Muaz Halees
We now have pretty good epidemiological evidence that the long-term health consequences of living under our deficient healthcare system are considerable. There is something inherently American about catering to the “best” while giving much less attention to the average. We excel at advancing the “best” but fail at moving the average from the middle closer to the front of the line. The US healthcare system is a definitive “best” strategy. This economic model of our healthcare system is demoralizing and divisive for what? To benefit the few. Universal healthcare is the answer because privatized healthcare is obviously not.
Nationalized healthcare would create a national database alleviating many of the wasteful inefficiencies doctors face during treatment and diagnosis. Doctors would be able to avoid the insurance premiums, malpractice and liability insurance, insurance submissions, claims approval, and focus on their job—tending to the sick. Doctors and patients could work hand-in-hand practicing preventative measures. Patients avoid routine check-ups now because of the lack of coverage, and they pay with their lives later on and we pay as a society for our ignorance.

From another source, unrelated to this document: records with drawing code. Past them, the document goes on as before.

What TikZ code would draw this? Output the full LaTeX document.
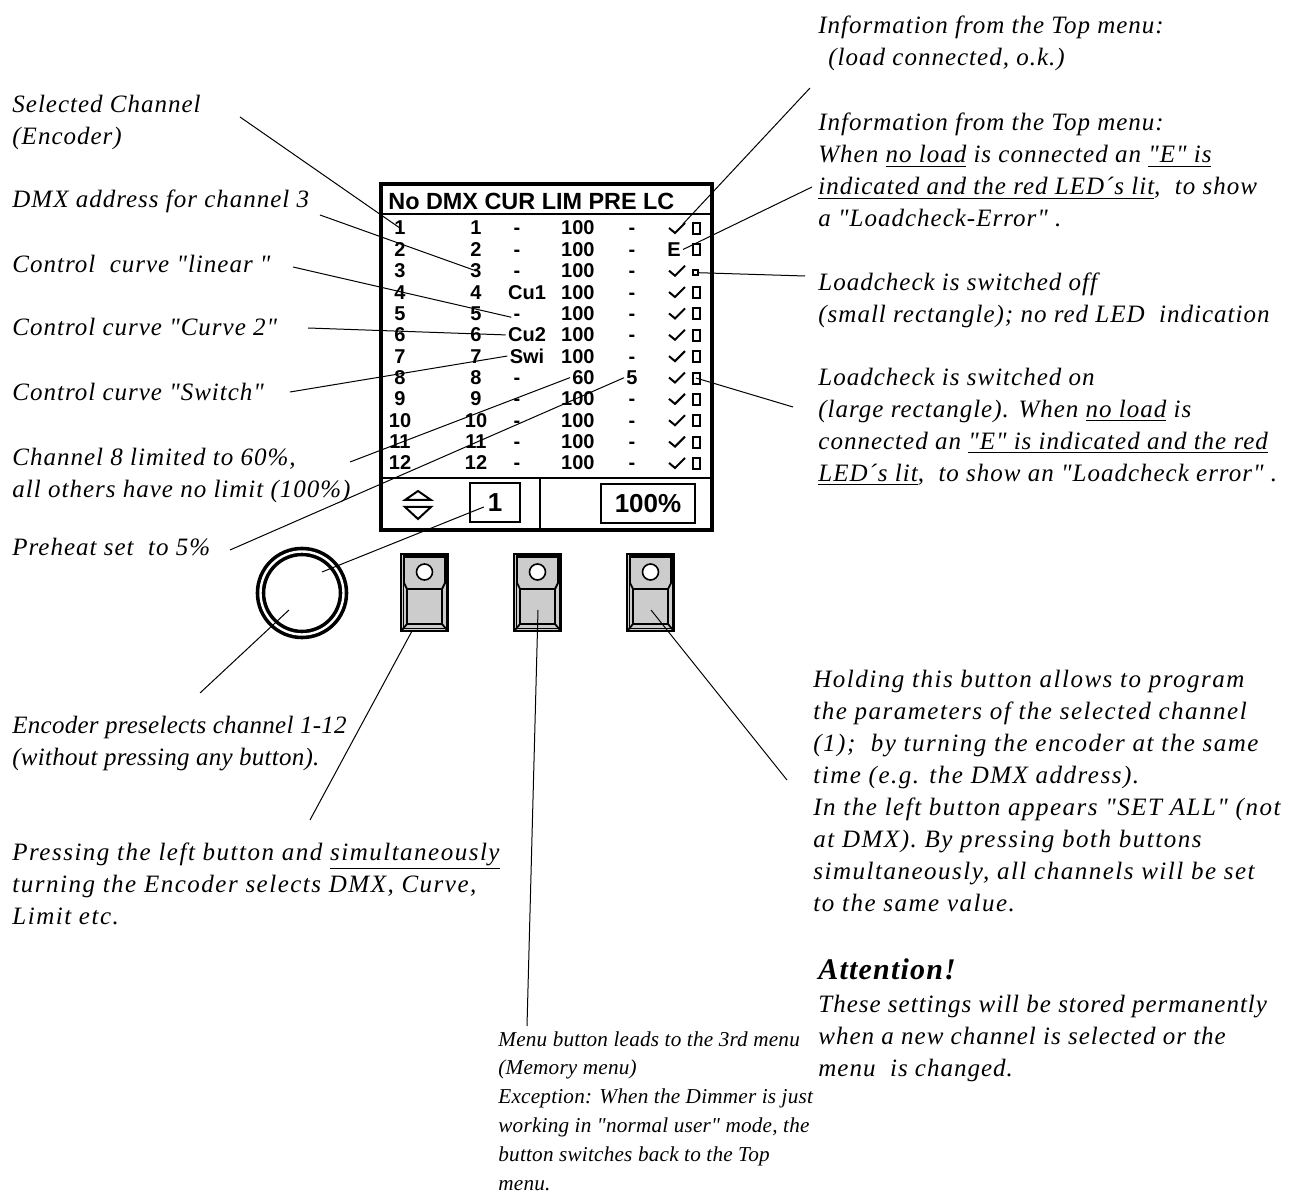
\documentclass[tikz,border=0pt]{standalone}
\usepackage{fontspec}
\setmainfont{Liberation Serif}
\newfontfamily\annofont[LetterSpace=4]{Liberation Serif}
\newfontfamily\widefont[LetterSpace=6]{Liberation Serif}
\newfontfamily\tightfont[LetterSpace=1]{Liberation Serif}
\newfontfamily\dispfont{Liberation Sans}
\usetikzlibrary{positioning,calc}
\definecolor{btngray}{HTML}{CCCCCC}

\begin{document}
\begin{tikzpicture}[
        x=0.5pt, y=-0.5pt,
        anno/.style={font=\annofont\itshape\fontsize{12.5}{16}\selectfont,align=left,anchor=north west,inner sep=0pt},
        wideanno/.style={anno,font=\widefont\itshape\fontsize{12.5}{16}\selectfont},
        tightanno/.style={anno,font=\tightfont\itshape\fontsize{12.5}{16}\selectfont},
        smallanno/.style={anno,font=\tightfont\itshape\fontsize{10.6}{14.4}\selectfont},
        leader/.style={line width=0.5pt},
        cell/.style={font=\dispfont\bfseries\fontsize{10}{12}\selectfont,anchor=base,inner sep=1pt},
        bigcell/.style={font=\dispfont\bfseries\fontsize{13}{15}\selectfont,draw,line width=1pt,inner sep=0pt,minimum height=19.5pt},
        lcbox/.style={draw,line width=1pt,inner sep=0pt,minimum width=3.5pt,minimum height=5.5pt}
    ]
        \useasboundingbox (0,0) rectangle (1296,1197);

        % display frame
        \draw[line width=2.3pt] (381,184) rectangle (712,530);
        \draw[line width=1.1pt] (381,214) -- (712,214);
        \draw[line width=1.1pt] (381,478) -- (712,478);
        \draw[line width=1.3pt] (540,478) -- (540,530);
        \node[font=\dispfont\bfseries\fontsize{11.7}{14}\selectfont,anchor=base west,inner sep=0pt] (hdr) at (388,210) {No DMX CUR LIM PRE LC};

        % channel rows
        \foreach \i/\cur/\cx/\lim/\pre in {1/-/517/100/-,2/-/517/100/-,3/-/517/100/-,4/Cu1/527/100/-,
            5/-/517/100/-,6/Cu2/527/100/-,7/Swi/527/100/-,8/-/517/60/5,9/-/517/100/-,
            10/-/517/100/-,11/-/517/100/-,12/-/517/100/-} {
            \pgfmathsetmacro\ry{235+(\i-1)*21.36}
            \node[cell] (n\i) at (400,\ry) {\i};
            \node[cell] (d\i) at (476,\ry) {\i};
            \node[cell] (c\i) at (\cx,\ry) {\cur};
            \node[cell,anchor=base east] (l\i) at (597,\ry) {\lim};
            \node[cell] (p\i) at (632,\ry) {\pre};
        }
        % loadcheck column
        \foreach \i in {1,3,4,5,6,7,8,9,10,11,12} {
            \pgfmathsetmacro\ry{235+(\i-1)*21.36}
            \draw[line width=1pt] (669,\ry-7) -- (675,\ry-2) -- (685,\ry-12);
            \coordinate (ck\i) at (683,\ry-11);
        }
        \foreach \i in {1,2,4,5,6,7,8,9,10,11,12} {
            \pgfmathsetmacro\ry{235+(\i-1)*21.36}
            \node[lcbox] (r\i) at (696,\ry-6.5) {};
        }
        \node[lcbox,minimum width=2.5pt,minimum height=2.5pt] (r3) at (695,{235+2*21.36-5}) {};
        \node[cell] (e2) at (674,{235+21.36}) {E};

        % bottom line of the display
        \draw[line width=1pt] (405,500) -- (431,500) -- (418,491) -- cycle;
        \draw[line width=1pt] (405,507) -- (431,507) -- (418,519) -- cycle;
        \node[bigcell,minimum width=25pt] (selbox) at (495,502.5) {1};
        \node[bigcell,minimum width=47pt] (pctbox) at (648,503.5) {100\%};

        % encoder and buttons
        \node[circle,draw,double,line width=1.8pt,double distance=1.2pt,minimum size=41.5pt,inner sep=0pt] (enc) at (302,593) {};
        \coordinate (enc-a) at (322,572);
        \coordinate (enc-b) at (289,610);
        \foreach \bx/\bn in {401/btnl,514/btnm,627/btnr} {
            \begin{scope}[shift={(\bx,554)}]
                \draw[line width=0.9pt,fill=btngray] (0,0) rectangle (47,77);
                \draw[line width=0.5pt] (2,2) rectangle (45,75);
                \draw[line width=0.9pt] (3,3) -- (44,3) -- (44,29) -- (41,35) -- (41,70) -- (6,70) -- (6,35) -- (3,29) -- cycle;
                \draw[line width=0.9pt] (6,35) -- (41,35);
                \draw[line width=0.9pt] (6,70) -- (1,76);
                \draw[line width=0.9pt] (41,70) -- (46,76);
                \draw[line width=0.8pt,fill=white] (23.5,18) circle (8);
                \coordinate (\bn) at (24,56);
            \end{scope}
        }
        \coordinate (btnl-foot) at (412,631);

        % annotations, left
        \node[anno] (t-selch) at (12,95) {Selected Channel\\(Encoder)};
        \node[anno] (t-dmx) at (12,190) {DMX address for channel 3};
        \node[anno] (t-lin) at (12,255) {Control\ \ curve "linear\ "};
        \node[anno] (t-cu2) at (12,318) {Control curve "Curve 2"};
        \node[anno] (t-swi) at (12,383) {Control curve "Switch"};
        \node[anno] (t-lim) at (12,448) {Channel 8 limited to 60\%,\\all others have no limit (100\%)};
        \node[anno] (t-pre) at (12,538) {Preheat set\ \ to 5\%};
        \node[tightanno] (t-enc) at (12,716) {Encoder preselects channel 1-12\\(without pressing any button).};
        \node[wideanno] (t-press) at (12,842) {Pressing the left button and \underline{simultaneously}\\turning the Encoder selects DMX, Curve,\\Limit etc.};
        \node[smallanno] (t-menu) at (498,1031) {Menu button leads to the 3rd menu\\(Memory menu)\\Exception: When the Dimmer is just\\working in "normal user" mode, the\\button switches back to the Top\\menu.};

        % annotations, right
        \node[anno] (t-info1) at (818,16) {Information from the Top menu:\\\hspace{0.4em}(load connected, o.k.)};
        \node[anno] (t-info2) at (818,113) {Information from the Top menu:\\When \underline{no load} is connected an \underline{"E" is}\\\underline{indicated and the red LED´s lit},\ \ to show\\a "Loadcheck-Error" .};
        \node[anno] (t-lcoff) at (818,273) {Loadcheck is switched off\\(small rectangle); no red LED\ \ indication};
        \node[anno] (t-lcon) at (818,368) {Loadcheck is switched on\\(large rectangle). When \underline{no load} is\\connected an \underline{"E" is indicated and the red}\\\underline{LED´s lit},\ \ to show an "Loadcheck error" .};
        \node[wideanno] (t-hold) at (813,670) {Holding this button allows to program\\the parameters of the selected channel\\(1);\ \ by turning the encoder at the same\\time (e.g. the DMX address).\\In the left button appears "SET ALL" (not\\at DMX). By pressing both buttons\\simultaneously, all channels will be set\\to the same value.};
        \node[anno,font=\annofont\itshape\bfseries\fontsize{15}{18}\selectfont] (t-att) at (818,958) {Attention!};
        \node[anno] (t-store) at (818,995) {These settings will be stored permanently\\when a new channel is selected or the\\menu\ \ is changed.};

        % leader ends
        \coordinate (a-selch) at (240,117);
        \coordinate (a-dmx) at (320,215);
        \coordinate (a-lin) at (293,267);
        \coordinate (a-cu2) at (308,328);
        \coordinate (a-swi) at (290,392);
        \coordinate (a-lim) at (350,462);
        \coordinate (a-pre) at (230,550);
        \coordinate (a-enc) at (200,693);
        \coordinate (a-press) at (310,820);
        \coordinate (a-menu) at (527,1026);
        \coordinate (a-hold) at (787,780);
        \coordinate (a-info1) at (810,88);
        \coordinate (a-info2) at (812,187);
        \coordinate (a-lcoff) at (805,276);
        \coordinate (a-lcon) at (793,407);

        % leaders
        \draw[leader] (a-selch) -- (n1.center);
        \draw[leader] (a-dmx) -- (d3.center);
        \draw[leader] (a-lin) -- (c5.west);
        \draw[leader] (a-cu2) -- (c6.west);
        \draw[leader] (a-swi) -- (c7.west);
        \draw[leader] (a-lim) -- (l8.west);
        \draw[leader] (a-pre) -- (p8.west);
        \draw[leader,shorten >=6pt] (enc-a) -- (selbox.center);
        \draw[leader] (enc-b) -- (a-enc);
        \draw[leader] (btnl-foot) -- (a-press);
        \draw[leader] (btnm) -- (a-menu);
        \draw[leader] (btnr) -- (a-hold);
        \draw[leader] (a-info1) -- (ck1);
        \draw[leader] (a-info2) -- (e2.east);
        \draw[leader] (a-lcoff) -- (r3.east);
        \draw[leader] (a-lcon) -- (r8.center);
    \end{tikzpicture}
\end{document}
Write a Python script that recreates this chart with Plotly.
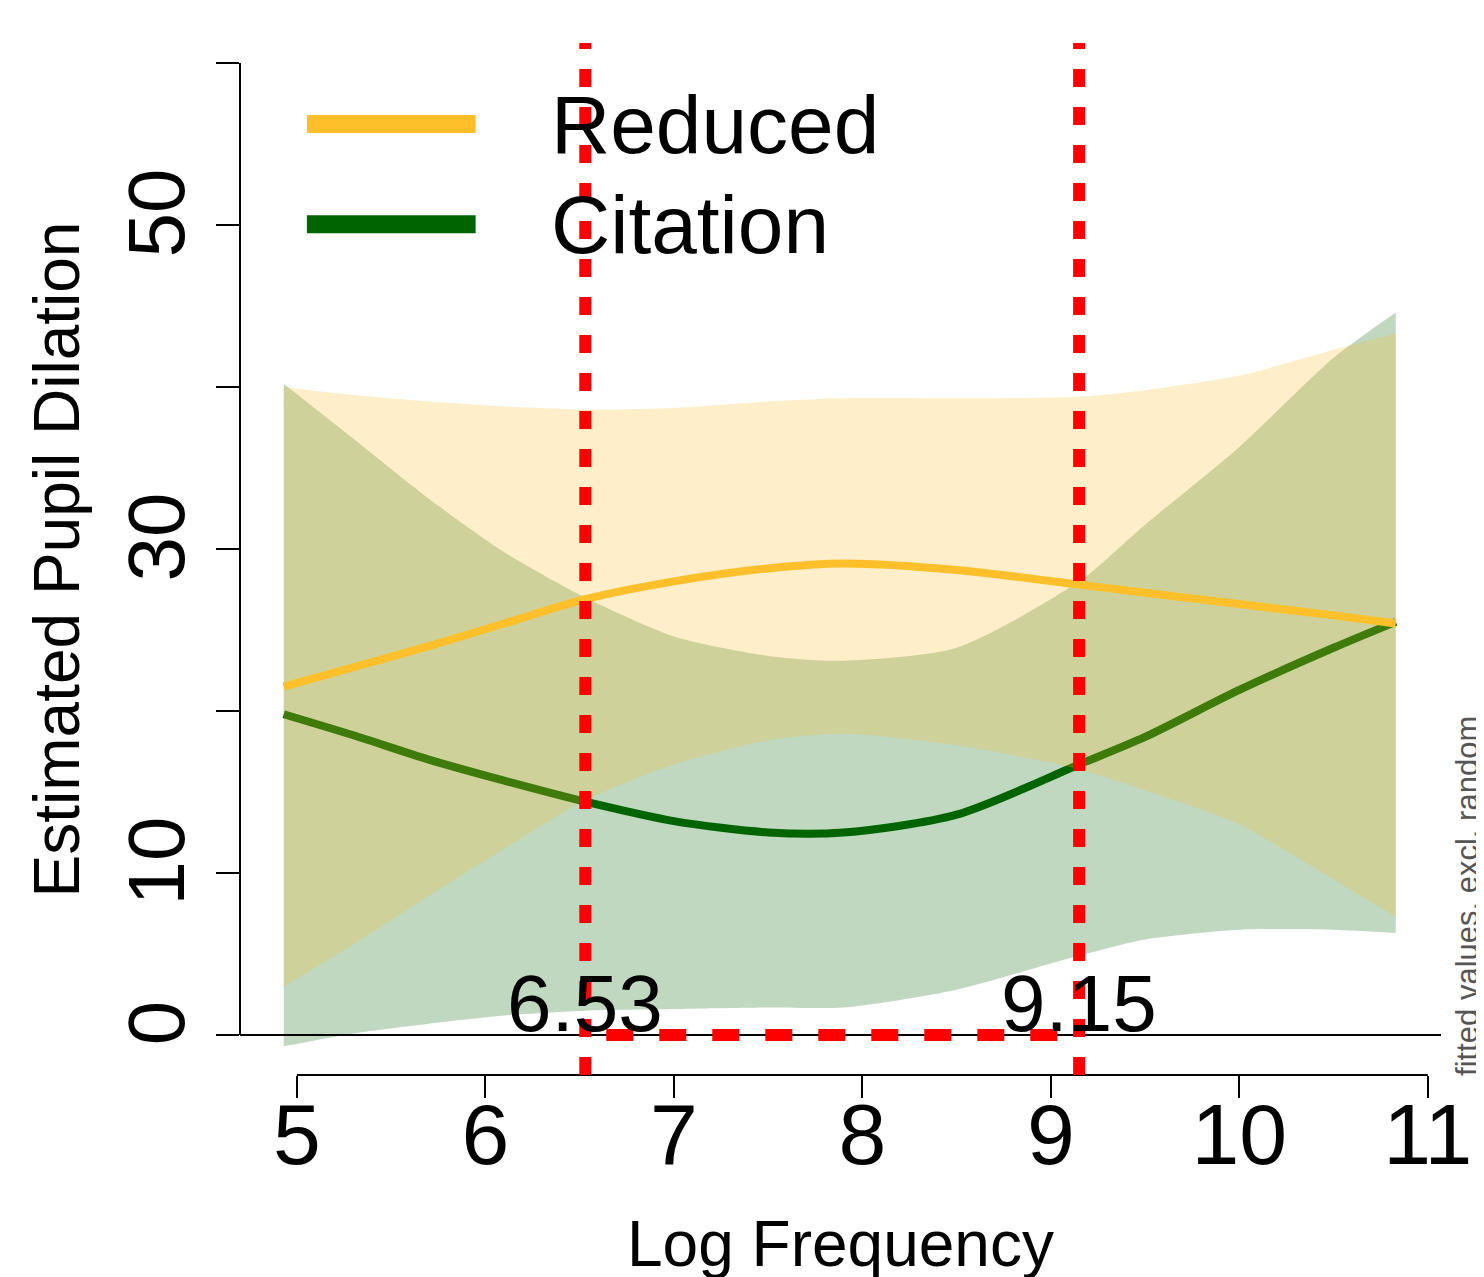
import plotly.graph_objects as go

# ---- data ----
log_freq = [4.93, 5.3, 5.7, 6.1, 6.53, 7.0, 7.5, 7.9, 8.5, 9.15, 9.5, 10.0, 10.5, 10.83]
reduced_fit = [21.5, 22.7, 24.0, 25.4, 26.9, 28.0, 28.8, 29.1, 28.7, 27.8, 27.3, 26.6, 25.9, 25.4]
reduced_upper = [40.0, 39.5, 39.1, 38.8, 38.6, 38.7, 39.1, 39.3, 39.3, 39.4, 39.8, 40.7, 42.3, 43.3]
reduced_lower = [3.0, 5.6, 8.6, 11.5, 14.5, 16.7, 18.2, 18.6, 17.9, 16.4, 15.1, 13.0, 9.6, 7.3]
citation_fit = [19.8, 18.5, 17.0, 15.7, 14.4, 13.2, 12.5, 12.5, 13.6, 16.7, 18.4, 21.3, 23.9, 25.5]
citation_upper = [40.2, 36.8, 33.1, 29.8, 27.0, 24.6, 23.4, 23.1, 23.9, 28.0, 31.5, 36.3, 41.8, 44.6]
citation_lower = [-0.7, 0.1, 0.7, 1.2, 1.5, 1.6, 1.7, 1.7, 2.8, 4.9, 5.9, 6.5, 6.5, 6.3]

sig_start = 6.53
sig_end = 9.15

x_ticks = [5, 6, 7, 8, 9, 10, 11]
y_ticks = [0, 10, 20, 30, 40, 50, 60]
y_ticktext = ["0", "10", "", "30", "", "50", ""]

series_names = ["Reduced", "Citation"]

# ---- styles ----
FONT = "Liberation Sans, Arial, sans-serif"
YELLOW = "#FDC02A"
GREEN = "#006400"
YELLOW_FILL = "rgba(253,192,42,0.25)"
GREEN_FILL = "rgba(0,100,0,0.25)"

fig = go.Figure()


def add_band(x, lo, hi, color):
    fig.add_trace(go.Scatter(x=x, y=lo, mode="lines",
                             line=dict(width=0, shape="spline", smoothing=0.7),
                             hoverinfo="skip", showlegend=False))
    fig.add_trace(go.Scatter(x=x, y=hi, mode="lines", fill="tonexty", fillcolor=color,
                             line=dict(width=0, shape="spline", smoothing=0.7),
                             hoverinfo="skip", showlegend=False))


add_band(log_freq, citation_lower, citation_upper, GREEN_FILL)
fig.add_trace(go.Scatter(x=log_freq, y=citation_fit, mode="lines",
                         line=dict(color=GREEN, width=8, shape="spline", smoothing=0.8),
                         name="Citation", showlegend=False))
add_band(log_freq, reduced_lower, reduced_upper, YELLOW_FILL)
fig.add_trace(go.Scatter(x=log_freq, y=reduced_fit, mode="lines",
                         line=dict(color=YELLOW, width=8, shape="spline", smoothing=0.8),
                         name="Reduced", showlegend=False))

shapes = []
# zero line (abline h=0)
shapes.append(dict(type="line", xref="paper", yref="y", x0=0, x1=1, y0=0, y1=0,
                   line=dict(color="black", width=2)))
# axis lines (R style: from first to last tick)
shapes.append(dict(type="line", xref="paper", yref="y", x0=0, x1=0,
                   y0=y_ticks[0], y1=y_ticks[-1], line=dict(color="black", width=2)))
shapes.append(dict(type="line", xref="x", yref="paper", x0=x_ticks[0], x1=x_ticks[-1],
                   y0=0, y1=0, line=dict(color="black", width=2)))
# significance region markers
for xv in (sig_start, sig_end):
    shapes.append(dict(type="line", xref="x", yref="paper", x0=xv, x1=xv, y0=0, y1=1,
                       line=dict(color="red", width=12, dash="18px,20px")))
shapes.append(dict(type="line", xref="x", yref="y", x0=sig_start, x1=sig_end, y0=0, y1=0,
                   line=dict(color="red", width=12, dash="0px,21px,27px,5px")))
# legend lines
legend_y = [0.9214, 0.8243]
legend_cols = [YELLOW, GREEN]
for ly, lc in zip(legend_y, legend_cols):
    shapes.append(dict(type="line", xref="paper", yref="paper", x0=0.0557, x1=0.1962,
                       y0=ly, y1=ly, line=dict(color=lc, width=18)))

annotations = []
for ly, name in zip(legend_y, series_names):
    annotations.append(dict(x=0.2569, y=ly, xref="paper", yref="paper", text=name,
                            showarrow=False, xanchor="left", yanchor="middle",
                            font=dict(family=FONT, size=82, color="black")))
for xv in (sig_start, sig_end):
    annotations.append(dict(x=xv, y=0, xref="x", yref="y", text=f"{xv:.2f}",
                            showarrow=False, xanchor="center", yanchor="middle", yshift=32,
                            font=dict(family=FONT, size=80, color="black")))
annotations.append(dict(x=0.5, y=-0.164, xref="paper", yref="paper", text="Log Frequency",
                        showarrow=False, xanchor="center", yanchor="middle",
                        font=dict(family=FONT, size=64, color="black")))
annotations.append(dict(x=-0.152, y=0.5, xref="paper", yref="paper",
                        text="Estimated Pupil Dilation", textangle=-90,
                        showarrow=False, xanchor="center", yanchor="middle",
                        font=dict(family=FONT, size=64, color="black")))
annotations.append(dict(x=1.0215, y=-0.003, xref="paper", yref="paper",
                        text="fitted values, excl. random", textangle=-90,
                        showarrow=False, xanchor="center", yanchor="bottom",
                        font=dict(family=FONT, size=31, color="#555555")))

fig.update_layout(
    width=1476, height=1269,
    margin=dict(l=232, r=41, t=35, b=202, pad=0),
    paper_bgcolor="white", plot_bgcolor="white",
    showlegend=False,
    shapes=shapes, annotations=annotations,
    xaxis=dict(range=[4.698, 11.070], tickvals=x_ticks, ticktext=[str(v) for v in x_ticks],
               ticks="outside", ticklen=22, tickwidth=2, tickcolor="black",
               ticklabelstandoff=-37,
               showgrid=False, zeroline=False, showline=False,
               tickfont=dict(family=FONT, size=86, color="black")),
    yaxis=dict(range=[-2.469, 61.23], tickvals=y_ticks, ticktext=y_ticktext,
               ticks="outside", ticklen=23, tickwidth=2, tickcolor="black",
               tickangle=-90,
               showgrid=False, zeroline=False, showline=False,
               tickfont=dict(family=FONT, size=80, color="black")),
)

fig.write_html("out.html")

Many opponents of universal healthcare cite the massive price tag associated with providing it to the masses. They claim that the only way it could work is through severe taxation or through compulsory coverage premiums. I am of the opinion that a small bump in my taxes is worth improving the lives of my fellow citizens, but I may be in the minority. Let’s pacify these bottom-liners for a moment. The Canadian system, which provides universal healthcare, spends 10.5% of its GDP on healthcare. Juxtapose that with the whopping 16% the US spends on their embarrassing system. Not to toot the Canadian horn too loudly, but their healthcare system actually outperforms the US system in the two most commonly used quality metrics, life expectancy and infant mortality rates.
There is also a fear that US citizens may be forced to look elsewhere for medical assistance, à la the Canadians that come to the US for some of their healthcare needs. My counter to that? So what. Americans are doing that today, as we speak; insured Americans are going to India and South America to get cheaper healthcare. That option will always be there, and will always be used. If that criterion is used to degrade universal healthcare, then it must be referenced when highlighting the failures of the current system.
The next argument volleyed by opponents of universal healthcare is the inefficiencies of the government. They claim that healthcare system would become the DMV. But why couldn’t it be as successful and efficient as the US military, or the US-run anti-discrimination agenda, or the CDC. These same opponents of the US government attack it while living in the safe confines that same inefficient US government provides to them.
Public enterprise has merits, but the government has a responsibility to ensure the well-being and security of its citizens, not to ensure public enterprise. The failed healthcare system in this country is our scarlet letter. Our allegiance to it is deteriorating our sense of social solidarity and our efforts to address the needs and problems of the population as a whole. We are failing the 50 million uninsured as well as the 100 million underinsured Americans. Universal healthcare is not some utopian edict that will improve the lives of every single citizen. It is not a strategy for becoming the best; it is a strategy for becoming better. Potential imperfections should not cause us to lose sight of substantial improvements.